**The exercise:** Reproduce the listing word for word. Skip any image.

**Data:**
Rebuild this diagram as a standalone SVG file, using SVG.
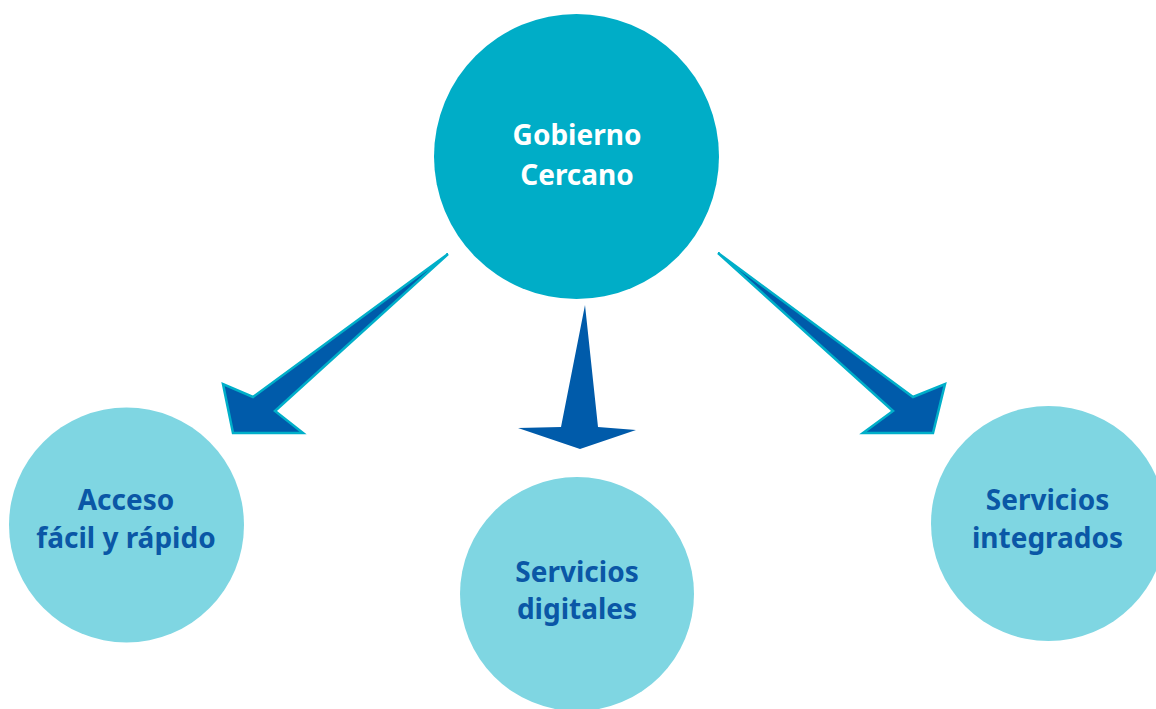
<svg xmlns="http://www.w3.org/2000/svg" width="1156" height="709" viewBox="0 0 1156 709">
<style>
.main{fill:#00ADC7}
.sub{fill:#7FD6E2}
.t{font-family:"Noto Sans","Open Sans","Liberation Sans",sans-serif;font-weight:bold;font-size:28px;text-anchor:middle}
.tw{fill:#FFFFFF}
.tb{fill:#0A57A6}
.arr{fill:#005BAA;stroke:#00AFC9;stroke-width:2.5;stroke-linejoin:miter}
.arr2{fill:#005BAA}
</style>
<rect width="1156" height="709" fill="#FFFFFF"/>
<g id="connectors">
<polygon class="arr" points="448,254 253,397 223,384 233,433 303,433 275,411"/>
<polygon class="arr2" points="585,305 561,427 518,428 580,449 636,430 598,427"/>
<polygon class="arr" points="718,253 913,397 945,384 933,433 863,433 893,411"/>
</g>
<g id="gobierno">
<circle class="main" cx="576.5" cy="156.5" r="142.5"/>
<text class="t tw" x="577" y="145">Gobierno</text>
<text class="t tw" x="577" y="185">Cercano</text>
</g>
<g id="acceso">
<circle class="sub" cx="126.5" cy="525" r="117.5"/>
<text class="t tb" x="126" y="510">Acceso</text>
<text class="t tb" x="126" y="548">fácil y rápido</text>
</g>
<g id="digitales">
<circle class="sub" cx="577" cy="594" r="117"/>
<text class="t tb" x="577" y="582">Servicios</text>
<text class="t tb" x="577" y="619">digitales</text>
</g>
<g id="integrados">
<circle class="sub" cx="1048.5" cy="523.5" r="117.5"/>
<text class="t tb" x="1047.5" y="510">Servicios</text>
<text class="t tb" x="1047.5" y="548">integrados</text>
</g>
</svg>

**Output for this task:**
Rebuild this diagram as a standalone SVG file, using SVG.
<svg xmlns="http://www.w3.org/2000/svg" width="1156" height="709" viewBox="0 0 1156 709">
<style>
.main{fill:#00ADC7}
.sub{fill:#7FD6E2}
.t{font-family:"Noto Sans","Open Sans","Liberation Sans",sans-serif;font-weight:bold;font-size:28px;text-anchor:middle}
.tw{fill:#FFFFFF}
.tb{fill:#0A57A6}
.arr{fill:#005BAA;stroke:#00AFC9;stroke-width:2.5;stroke-linejoin:miter}
.arr2{fill:#005BAA}
</style>
<rect width="1156" height="709" fill="#FFFFFF"/>
<g id="connectors">
<polygon class="arr" points="448,254 253,397 223,384 233,433 303,433 275,411"/>
<polygon class="arr2" points="585,305 561,427 518,428 580,449 636,430 598,427"/>
<polygon class="arr" points="718,253 913,397 945,384 933,433 863,433 893,411"/>
</g>
<g id="gobierno">
<circle class="main" cx="576.5" cy="156.5" r="142.5"/>
<text class="t tw" x="577" y="145">Gobierno</text>
<text class="t tw" x="577" y="185">Cercano</text>
</g>
<g id="acceso">
<circle class="sub" cx="126.5" cy="525" r="117.5"/>
<text class="t tb" x="126" y="510">Acceso</text>
<text class="t tb" x="126" y="548">fácil y rápido</text>
</g>
<g id="digitales">
<circle class="sub" cx="577" cy="594" r="117"/>
<text class="t tb" x="577" y="582">Servicios</text>
<text class="t tb" x="577" y="619">digitales</text>
</g>
<g id="integrados">
<circle class="sub" cx="1048.5" cy="523.5" r="117.5"/>
<text class="t tb" x="1047.5" y="510">Servicios</text>
<text class="t tb" x="1047.5" y="548">integrados</text>
</g>
</svg>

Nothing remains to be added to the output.